Claudio Ranieri alluded to someone behind the scenes being involved in his dismissal at Leicester – less than a year after winning the Premier League
He rejected claims his players could have been the ones forcing him out
Ranieri was reflecting on Leicester during a Monday Night Football appearance
Claudio Ranieri has broken his silence on his Leicester sacking —saying he does not believe his players ‘killed him’ but ‘maybe somebody behind me’ was responsible.
The Italian, appearing on Sky’s Monday Night Football alongside Sportsmail’s Jamie Carragher, rejected the allegation that he had been betrayed by the team who won the title.
Ranieri dismissed claims that the players deliberately played with less effort in order to get rid of him. He suggested that their intensity dipped because they felt satisfied by winning the Premier League and gaining lucrative new deals.
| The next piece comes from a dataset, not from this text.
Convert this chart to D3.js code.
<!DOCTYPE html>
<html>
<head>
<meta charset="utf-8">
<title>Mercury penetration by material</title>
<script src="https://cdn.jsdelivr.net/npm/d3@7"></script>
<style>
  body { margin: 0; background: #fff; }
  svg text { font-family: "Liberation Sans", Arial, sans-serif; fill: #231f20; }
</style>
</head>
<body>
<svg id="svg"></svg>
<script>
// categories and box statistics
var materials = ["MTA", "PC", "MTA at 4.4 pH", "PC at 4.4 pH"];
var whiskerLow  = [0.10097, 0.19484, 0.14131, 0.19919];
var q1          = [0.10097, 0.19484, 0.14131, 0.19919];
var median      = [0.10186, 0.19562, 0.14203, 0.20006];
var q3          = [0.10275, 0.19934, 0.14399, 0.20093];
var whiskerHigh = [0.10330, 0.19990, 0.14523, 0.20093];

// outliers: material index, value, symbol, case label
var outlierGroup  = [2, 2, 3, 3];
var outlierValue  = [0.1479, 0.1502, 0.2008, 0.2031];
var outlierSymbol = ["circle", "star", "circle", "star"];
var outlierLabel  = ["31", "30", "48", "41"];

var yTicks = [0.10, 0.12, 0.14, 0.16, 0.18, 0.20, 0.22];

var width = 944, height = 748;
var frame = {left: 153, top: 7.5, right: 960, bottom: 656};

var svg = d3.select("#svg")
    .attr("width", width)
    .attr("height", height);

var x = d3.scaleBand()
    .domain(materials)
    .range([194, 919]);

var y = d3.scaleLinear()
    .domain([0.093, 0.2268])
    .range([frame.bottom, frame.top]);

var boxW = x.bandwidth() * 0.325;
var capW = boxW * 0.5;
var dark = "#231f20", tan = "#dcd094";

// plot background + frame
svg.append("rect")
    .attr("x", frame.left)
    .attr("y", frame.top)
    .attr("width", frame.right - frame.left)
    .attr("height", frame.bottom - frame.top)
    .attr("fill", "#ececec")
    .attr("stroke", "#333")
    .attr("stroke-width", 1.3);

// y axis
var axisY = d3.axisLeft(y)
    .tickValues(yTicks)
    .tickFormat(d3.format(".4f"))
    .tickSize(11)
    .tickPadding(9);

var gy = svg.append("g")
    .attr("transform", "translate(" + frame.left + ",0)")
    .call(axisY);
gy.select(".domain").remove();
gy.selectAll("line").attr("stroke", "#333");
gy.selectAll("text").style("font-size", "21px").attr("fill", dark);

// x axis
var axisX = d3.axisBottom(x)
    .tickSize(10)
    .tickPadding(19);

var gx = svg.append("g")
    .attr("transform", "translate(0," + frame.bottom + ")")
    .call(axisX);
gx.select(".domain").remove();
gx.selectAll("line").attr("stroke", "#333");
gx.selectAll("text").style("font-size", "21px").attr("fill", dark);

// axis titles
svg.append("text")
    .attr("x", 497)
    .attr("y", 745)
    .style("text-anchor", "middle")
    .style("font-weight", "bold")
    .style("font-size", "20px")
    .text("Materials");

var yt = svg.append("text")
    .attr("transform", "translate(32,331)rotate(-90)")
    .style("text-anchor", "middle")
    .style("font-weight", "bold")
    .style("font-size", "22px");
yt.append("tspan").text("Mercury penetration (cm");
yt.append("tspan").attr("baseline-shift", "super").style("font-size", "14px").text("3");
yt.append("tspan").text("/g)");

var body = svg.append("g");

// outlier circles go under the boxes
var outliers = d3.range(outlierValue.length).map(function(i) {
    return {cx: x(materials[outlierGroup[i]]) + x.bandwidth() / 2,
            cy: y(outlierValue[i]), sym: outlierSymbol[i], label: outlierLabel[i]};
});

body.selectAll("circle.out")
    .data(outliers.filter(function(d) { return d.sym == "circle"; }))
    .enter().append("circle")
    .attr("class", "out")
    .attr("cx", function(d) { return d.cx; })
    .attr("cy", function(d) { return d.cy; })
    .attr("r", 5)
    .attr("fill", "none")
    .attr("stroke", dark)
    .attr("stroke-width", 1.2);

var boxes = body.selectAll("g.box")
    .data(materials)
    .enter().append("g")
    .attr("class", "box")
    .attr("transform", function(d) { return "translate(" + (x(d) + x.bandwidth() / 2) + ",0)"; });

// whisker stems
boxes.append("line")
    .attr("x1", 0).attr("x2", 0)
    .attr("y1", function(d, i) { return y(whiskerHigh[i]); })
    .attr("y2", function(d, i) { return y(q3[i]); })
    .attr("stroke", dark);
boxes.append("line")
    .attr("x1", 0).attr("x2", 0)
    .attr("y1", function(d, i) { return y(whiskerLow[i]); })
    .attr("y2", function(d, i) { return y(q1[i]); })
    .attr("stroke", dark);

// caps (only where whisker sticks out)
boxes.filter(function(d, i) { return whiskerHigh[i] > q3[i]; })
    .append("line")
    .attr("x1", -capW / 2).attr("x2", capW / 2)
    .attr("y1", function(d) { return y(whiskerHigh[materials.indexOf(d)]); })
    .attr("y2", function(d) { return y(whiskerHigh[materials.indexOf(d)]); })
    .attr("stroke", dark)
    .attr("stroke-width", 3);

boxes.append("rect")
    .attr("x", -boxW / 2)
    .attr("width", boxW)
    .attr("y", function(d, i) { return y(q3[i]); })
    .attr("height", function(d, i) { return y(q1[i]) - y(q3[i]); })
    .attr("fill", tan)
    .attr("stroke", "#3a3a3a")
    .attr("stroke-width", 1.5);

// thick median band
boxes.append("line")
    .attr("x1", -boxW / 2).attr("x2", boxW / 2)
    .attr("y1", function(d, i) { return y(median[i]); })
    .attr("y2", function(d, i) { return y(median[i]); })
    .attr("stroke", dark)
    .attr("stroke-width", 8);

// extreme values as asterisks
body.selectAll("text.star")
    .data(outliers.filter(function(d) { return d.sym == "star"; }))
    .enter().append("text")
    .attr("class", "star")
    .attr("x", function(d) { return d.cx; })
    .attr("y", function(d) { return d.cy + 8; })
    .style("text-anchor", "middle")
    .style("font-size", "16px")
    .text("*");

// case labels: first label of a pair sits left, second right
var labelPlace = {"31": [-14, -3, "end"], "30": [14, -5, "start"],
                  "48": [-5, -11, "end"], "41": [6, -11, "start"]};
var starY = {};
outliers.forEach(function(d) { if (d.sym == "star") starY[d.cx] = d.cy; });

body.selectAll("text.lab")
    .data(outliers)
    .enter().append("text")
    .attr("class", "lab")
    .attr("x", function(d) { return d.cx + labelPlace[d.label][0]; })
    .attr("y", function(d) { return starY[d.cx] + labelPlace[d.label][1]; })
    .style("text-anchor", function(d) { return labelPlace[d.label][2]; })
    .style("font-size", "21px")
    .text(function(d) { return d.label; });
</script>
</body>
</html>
I can’t believe the players didn’t give the maximum, because there are other problems,’ he said. ‘The year before, they earn a little less and after, they earn double or triple.
‘Also, when you are saved from relegation in the last match and then restart the next season, you are so concentrated on being solid and strong.
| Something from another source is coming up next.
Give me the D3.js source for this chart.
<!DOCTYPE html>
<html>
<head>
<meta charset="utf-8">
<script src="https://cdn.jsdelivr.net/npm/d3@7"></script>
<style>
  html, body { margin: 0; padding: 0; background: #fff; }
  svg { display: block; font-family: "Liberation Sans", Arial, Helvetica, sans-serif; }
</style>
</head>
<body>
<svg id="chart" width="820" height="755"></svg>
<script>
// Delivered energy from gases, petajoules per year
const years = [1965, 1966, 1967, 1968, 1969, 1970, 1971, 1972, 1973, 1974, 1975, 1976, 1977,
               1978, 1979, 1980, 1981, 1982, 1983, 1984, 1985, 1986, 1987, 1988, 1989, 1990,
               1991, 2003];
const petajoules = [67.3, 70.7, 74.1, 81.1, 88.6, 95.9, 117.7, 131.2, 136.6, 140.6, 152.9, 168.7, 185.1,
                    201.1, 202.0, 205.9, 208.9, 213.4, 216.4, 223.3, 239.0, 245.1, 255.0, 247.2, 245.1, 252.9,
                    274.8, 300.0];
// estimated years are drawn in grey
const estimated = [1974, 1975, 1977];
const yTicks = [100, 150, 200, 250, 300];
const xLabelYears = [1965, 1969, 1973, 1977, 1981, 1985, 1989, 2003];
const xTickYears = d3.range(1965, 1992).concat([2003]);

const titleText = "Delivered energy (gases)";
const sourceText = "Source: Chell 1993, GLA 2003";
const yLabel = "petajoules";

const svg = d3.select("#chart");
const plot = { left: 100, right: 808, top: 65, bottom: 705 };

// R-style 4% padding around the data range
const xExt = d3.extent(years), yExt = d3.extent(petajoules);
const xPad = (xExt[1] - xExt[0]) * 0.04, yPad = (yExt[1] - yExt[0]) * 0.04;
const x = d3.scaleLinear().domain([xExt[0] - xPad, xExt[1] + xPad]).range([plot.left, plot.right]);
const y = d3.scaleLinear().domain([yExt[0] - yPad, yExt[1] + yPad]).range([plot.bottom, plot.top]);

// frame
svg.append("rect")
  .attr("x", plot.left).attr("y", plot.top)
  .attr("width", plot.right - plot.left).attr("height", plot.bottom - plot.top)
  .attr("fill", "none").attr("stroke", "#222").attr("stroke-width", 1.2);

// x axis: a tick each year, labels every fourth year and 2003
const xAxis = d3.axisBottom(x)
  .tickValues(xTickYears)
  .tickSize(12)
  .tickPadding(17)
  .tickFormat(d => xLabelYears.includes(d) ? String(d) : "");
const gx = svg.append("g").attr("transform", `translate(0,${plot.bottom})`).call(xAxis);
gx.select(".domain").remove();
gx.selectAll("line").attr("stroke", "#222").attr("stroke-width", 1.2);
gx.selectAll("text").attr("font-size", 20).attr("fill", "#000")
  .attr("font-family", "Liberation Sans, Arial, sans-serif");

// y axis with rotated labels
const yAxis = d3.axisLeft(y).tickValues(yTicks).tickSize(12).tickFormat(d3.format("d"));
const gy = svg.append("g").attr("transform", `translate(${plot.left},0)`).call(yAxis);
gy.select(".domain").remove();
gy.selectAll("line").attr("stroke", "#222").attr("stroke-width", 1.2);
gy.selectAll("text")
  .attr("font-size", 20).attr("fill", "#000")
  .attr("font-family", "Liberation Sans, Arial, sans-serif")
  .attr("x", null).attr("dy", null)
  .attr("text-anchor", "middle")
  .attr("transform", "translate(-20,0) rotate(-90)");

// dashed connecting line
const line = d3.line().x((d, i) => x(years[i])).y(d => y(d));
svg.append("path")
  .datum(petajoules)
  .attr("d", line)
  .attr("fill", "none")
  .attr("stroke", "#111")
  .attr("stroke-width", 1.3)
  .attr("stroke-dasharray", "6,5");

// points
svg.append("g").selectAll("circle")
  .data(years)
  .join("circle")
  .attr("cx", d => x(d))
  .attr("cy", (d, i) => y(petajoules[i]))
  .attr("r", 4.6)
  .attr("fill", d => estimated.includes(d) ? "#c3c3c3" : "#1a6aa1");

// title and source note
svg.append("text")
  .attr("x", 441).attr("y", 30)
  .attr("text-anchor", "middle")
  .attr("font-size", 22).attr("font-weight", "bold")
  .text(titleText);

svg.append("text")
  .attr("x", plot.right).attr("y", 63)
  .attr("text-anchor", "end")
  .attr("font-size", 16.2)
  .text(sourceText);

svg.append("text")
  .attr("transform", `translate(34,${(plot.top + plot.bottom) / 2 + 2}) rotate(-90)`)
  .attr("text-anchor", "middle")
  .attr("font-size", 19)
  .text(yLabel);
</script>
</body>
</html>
‘We started very well last season. But when you come back in pre-season after winning the title, you go around the world to America, you play against big teams for the first time in your life, the situation is totally different. I can’t believe my players killed me. No, no, no.
‘I listen to a lot of stories about this —maybe it could be somebody behind me.
But also I had this little problem the year before! And we won the title.
‘Maybe these people, this year, when we lose, push a little more. But that’s it.’
Ranieri refused to name names, saying: ‘I don’t want to tell this. I’m a serious man, a loyal man, what I had to say I said face to face.’
It was alleged that Ranieri had grown distant from Craig Shakespeare, who is now in charge, and former Leicester coach Kevin Phillips recently told Sportsmail that early on in the title-winning season the 65-year-old would alter Shakespeare’s training sessions at short notice.
In his first press conference as boss, Shakespeare stated firmly that he had no problems with Ranieri and had spoken to his predecessor by phone.
Ranieri revealed that he’d had doubts during his final days at the helm about whether sticking with Riyad Mahrez and Jamie Vardy was the correct course.
‘I believe these players were the heart of the team. I said to them, “We made a fairytale, we can continue”. I felt this team could do something good also in the Champions League.
Before I was sacked I think, “Oh, my big mistake was believing in my players. Why don’t they react?” But after I was sacked I said, “No, I was right. My decision at the beginning to maintain with these players was right”.
‘Motivation was very hard. Sometimes I change the system, sometimes I put players on the bench. We didn’t start with same concentration.’
He added that the team’s upturn since his departure is pleasing. ‘I am very happy to see my players play in the system and in everything I teach them. They play the same.
‘I think also if the players remain next season, they play the same. Shakespeare was very intelligent to follow that way.’